(Given material)
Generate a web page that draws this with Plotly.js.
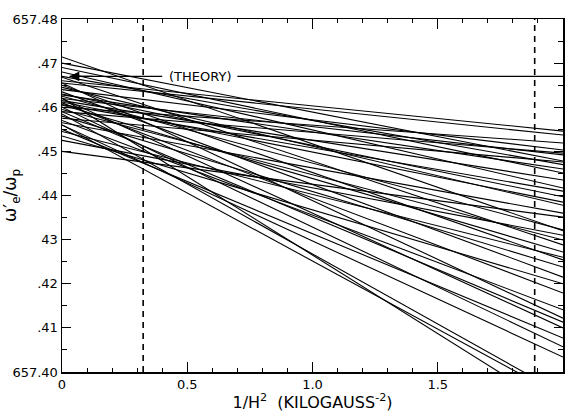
<!DOCTYPE html>
<html>
<head>
<meta charset="utf-8">
<script src="https://cdn.plot.ly/plotly-3.0.1.min.js"></script>
<style>html,body{margin:0;padding:0;background:#fff;}#chart{width:573px;height:412px;}</style>
</head>
<body>
<div id="chart"></div>
<script>
// Each measured line: value at 1/H^2 = 0 and at 1/H^2 = 2.0
const xEnds = [0, 2.0];
const lineStart = [657.4714, 657.4700, 657.4690, 657.4680, 657.4668, 657.4660, 657.4655, 657.4655,
  657.4650, 657.4645, 657.4640, 657.4635, 657.4630, 657.4625, 657.4621, 657.4620, 657.4620, 657.4615,
  657.4612, 657.4610, 657.4605, 657.4600, 657.4600, 657.4595, 657.4590, 657.4590, 657.4585, 657.4580,
  657.4575, 657.4570, 657.4565, 657.4560, 657.4550, 657.4545, 657.4560, 657.4535, 657.4525, 657.4500,
  657.4670, 657.4628, 657.4606];
const lineEnd = [657.4320, 657.4478, 657.4451, 657.4417, 657.4288, 657.4546, 657.4537, 657.4122,
  657.4254, 657.4378, 657.4503, 657.4215, 657.4397, 657.4322, 657.3909, 657.4492, 657.4100, 657.4435,
  657.4385, 657.4179, 657.4272, 657.4519, 657.4057, 657.4299, 657.4496, 657.4113, 657.3950, 657.4238,
  657.4476, 657.4141, 657.4360, 657.3943, 657.4077, 657.4260, 657.4034, 657.4200, 657.4310, 657.4351,
  657.4470, 657.4460, 657.4410];

// Dashed vertical limits
const dashX = [0.324, 1.887];
const yRange = [657.40, 657.48];

// Theory value
const theoryY = 657.4670;
const theoryArrowX = [0.03, 0.40];
const theoryLineX = [0.70, 2.0];
const theoryLabel = '(THEORY)';
const theoryLabelX = 0.55;

// Ticks
const xTickVals = [0, 0.5, 1.0, 1.5, 2.0];
const xTickText = ['0', '0.5', '1.0', '1.5', '2.0'];
const yTickVals = [657.40, 657.41, 657.42, 657.43, 657.44, 657.45, 657.46, 657.47, 657.48];
const yTickText = ['657.40', '.41', '.42', '43', '.44', '.45', '.46', '.47', '657.48'];

const traces = [];
for (let i = 0; i < lineStart.length; i++) {
  traces.push({
    x: xEnds, y: [lineStart[i], lineEnd[i]], mode: 'lines', type: 'scatter',
    line: {color: '#000', width: 1.1}, hoverinfo: 'skip', showlegend: false
  });
}
dashX.forEach(function (dx) {
  traces.push({
    x: [dx, dx], y: yRange, mode: 'lines', type: 'scatter',
    line: {color: '#000', width: 1.6, dash: '6px,5px'}, hoverinfo: 'skip', showlegend: false
  });
});
traces.push({
  x: theoryArrowX, y: [theoryY, theoryY], mode: 'lines', type: 'scatter',
  line: {color: '#000', width: 1.4}, hoverinfo: 'skip', showlegend: false
});
traces.push({
  x: theoryLineX, y: [theoryY, theoryY], mode: 'lines', type: 'scatter',
  line: {color: '#000', width: 1.2}, hoverinfo: 'skip', showlegend: false
});

const fontFam = 'DejaVu Sans, Liberation Sans, sans-serif';
const layout = {
  width: 573, height: 412,
  margin: {l: 62, r: 10, t: 19, b: 40},
  paper_bgcolor: '#fff', plot_bgcolor: '#fff',
  font: {family: fontFam, color: '#000', size: 13},
  showlegend: false,
  xaxis: {
    range: [0, 2.0], tickmode: 'array', tickvals: xTickVals, ticktext: xTickText,
    ticks: 'inside', ticklen: 10, tickwidth: 1.2, tickcolor: '#000',
    minor: {tickmode: 'linear', tick0: 0, dtick: 0.1, ticks: 'inside', ticklen: 4, tickcolor: '#000', tickwidth: 1},
    showline: true, linecolor: '#000', linewidth: 1.5, mirror: 'allticks',
    showgrid: false, zeroline: false,
    tickfont: {size: 13, family: fontFam},
    title: {text: '1/H<sup>2</sup>  (KILOGAUSS<sup>-2</sup>)', font: {size: 16, family: fontFam}, standoff: 4}
  },
  yaxis: {
    range: yRange, tickmode: 'array', tickvals: yTickVals, ticktext: yTickText,
    ticks: 'inside', ticklen: 9, tickwidth: 1.2, tickcolor: '#000',
    minor: {tickmode: 'linear', tick0: 657.40, dtick: 0.005, ticks: 'inside', ticklen: 5, tickcolor: '#000', tickwidth: 1},
    showline: true, linecolor: '#000', linewidth: 1.5, mirror: 'allticks',
    showgrid: false, zeroline: false,
    tickfont: {size: 13, family: fontFam},
    title: {text: 'ω\u2032<sub>e</sub>/ω<sub>p</sub>', font: {size: 17, family: fontFam}, standoff: 8}
  },
  annotations: [
    {x: theoryLabelX, y: theoryY, xref: 'x', yref: 'y', text: theoryLabel, showarrow: false,
     font: {size: 13, family: fontFam, color: '#000'}},
    {x: theoryArrowX[0], y: theoryY, xref: 'x', yref: 'y', ax: theoryArrowX[0] + 0.1, ay: theoryY,
     axref: 'x', ayref: 'y', text: '', showarrow: true, arrowhead: 2, arrowsize: 1.4, arrowwidth: 1.4, arrowcolor: '#000'}
  ]
};
Plotly.newPlot('chart', traces, layout, {displayModeBar: false, staticPlot: true});
</script>
</body>
</html>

(Task goal)
Make an exact copy of the data above, pictures excluded.

(Answer to the exercise)
Generate a web page that draws this with Plotly.js.
<!DOCTYPE html>
<html>
<head>
<meta charset="utf-8">
<script src="https://cdn.plot.ly/plotly-3.0.1.min.js"></script>
<style>html,body{margin:0;padding:0;background:#fff;}#chart{width:573px;height:412px;}</style>
</head>
<body>
<div id="chart"></div>
<script>
// Each measured line: value at 1/H^2 = 0 and at 1/H^2 = 2.0
const xEnds = [0, 2.0];
const lineStart = [657.4714, 657.4700, 657.4690, 657.4680, 657.4668, 657.4660, 657.4655, 657.4655,
  657.4650, 657.4645, 657.4640, 657.4635, 657.4630, 657.4625, 657.4621, 657.4620, 657.4620, 657.4615,
  657.4612, 657.4610, 657.4605, 657.4600, 657.4600, 657.4595, 657.4590, 657.4590, 657.4585, 657.4580,
  657.4575, 657.4570, 657.4565, 657.4560, 657.4550, 657.4545, 657.4560, 657.4535, 657.4525, 657.4500,
  657.4670, 657.4628, 657.4606];
const lineEnd = [657.4320, 657.4478, 657.4451, 657.4417, 657.4288, 657.4546, 657.4537, 657.4122,
  657.4254, 657.4378, 657.4503, 657.4215, 657.4397, 657.4322, 657.3909, 657.4492, 657.4100, 657.4435,
  657.4385, 657.4179, 657.4272, 657.4519, 657.4057, 657.4299, 657.4496, 657.4113, 657.3950, 657.4238,
  657.4476, 657.4141, 657.4360, 657.3943, 657.4077, 657.4260, 657.4034, 657.4200, 657.4310, 657.4351,
  657.4470, 657.4460, 657.4410];

// Dashed vertical limits
const dashX = [0.324, 1.887];
const yRange = [657.40, 657.48];

// Theory value
const theoryY = 657.4670;
const theoryArrowX = [0.03, 0.40];
const theoryLineX = [0.70, 2.0];
const theoryLabel = '(THEORY)';
const theoryLabelX = 0.55;

// Ticks
const xTickVals = [0, 0.5, 1.0, 1.5, 2.0];
const xTickText = ['0', '0.5', '1.0', '1.5', '2.0'];
const yTickVals = [657.40, 657.41, 657.42, 657.43, 657.44, 657.45, 657.46, 657.47, 657.48];
const yTickText = ['657.40', '.41', '.42', '43', '.44', '.45', '.46', '.47', '657.48'];

const traces = [];
for (let i = 0; i < lineStart.length; i++) {
  traces.push({
    x: xEnds, y: [lineStart[i], lineEnd[i]], mode: 'lines', type: 'scatter',
    line: {color: '#000', width: 1.1}, hoverinfo: 'skip', showlegend: false
  });
}
dashX.forEach(function (dx) {
  traces.push({
    x: [dx, dx], y: yRange, mode: 'lines', type: 'scatter',
    line: {color: '#000', width: 1.6, dash: '6px,5px'}, hoverinfo: 'skip', showlegend: false
  });
});
traces.push({
  x: theoryArrowX, y: [theoryY, theoryY], mode: 'lines', type: 'scatter',
  line: {color: '#000', width: 1.4}, hoverinfo: 'skip', showlegend: false
});
traces.push({
  x: theoryLineX, y: [theoryY, theoryY], mode: 'lines', type: 'scatter',
  line: {color: '#000', width: 1.2}, hoverinfo: 'skip', showlegend: false
});

const fontFam = 'DejaVu Sans, Liberation Sans, sans-serif';
const layout = {
  width: 573, height: 412,
  margin: {l: 62, r: 10, t: 19, b: 40},
  paper_bgcolor: '#fff', plot_bgcolor: '#fff',
  font: {family: fontFam, color: '#000', size: 13},
  showlegend: false,
  xaxis: {
    range: [0, 2.0], tickmode: 'array', tickvals: xTickVals, ticktext: xTickText,
    ticks: 'inside', ticklen: 10, tickwidth: 1.2, tickcolor: '#000',
    minor: {tickmode: 'linear', tick0: 0, dtick: 0.1, ticks: 'inside', ticklen: 4, tickcolor: '#000', tickwidth: 1},
    showline: true, linecolor: '#000', linewidth: 1.5, mirror: 'allticks',
    showgrid: false, zeroline: false,
    tickfont: {size: 13, family: fontFam},
    title: {text: '1/H<sup>2</sup>  (KILOGAUSS<sup>-2</sup>)', font: {size: 16, family: fontFam}, standoff: 4}
  },
  yaxis: {
    range: yRange, tickmode: 'array', tickvals: yTickVals, ticktext: yTickText,
    ticks: 'inside', ticklen: 9, tickwidth: 1.2, tickcolor: '#000',
    minor: {tickmode: 'linear', tick0: 657.40, dtick: 0.005, ticks: 'inside', ticklen: 5, tickcolor: '#000', tickwidth: 1},
    showline: true, linecolor: '#000', linewidth: 1.5, mirror: 'allticks',
    showgrid: false, zeroline: false,
    tickfont: {size: 13, family: fontFam},
    title: {text: 'ω\u2032<sub>e</sub>/ω<sub>p</sub>', font: {size: 17, family: fontFam}, standoff: 8}
  },
  annotations: [
    {x: theoryLabelX, y: theoryY, xref: 'x', yref: 'y', text: theoryLabel, showarrow: false,
     font: {size: 13, family: fontFam, color: '#000'}},
    {x: theoryArrowX[0], y: theoryY, xref: 'x', yref: 'y', ax: theoryArrowX[0] + 0.1, ay: theoryY,
     axref: 'x', ayref: 'y', text: '', showarrow: true, arrowhead: 2, arrowsize: 1.4, arrowwidth: 1.4, arrowcolor: '#000'}
  ]
};
Plotly.newPlot('chart', traces, layout, {displayModeBar: false, staticPlot: true});
</script>
</body>
</html>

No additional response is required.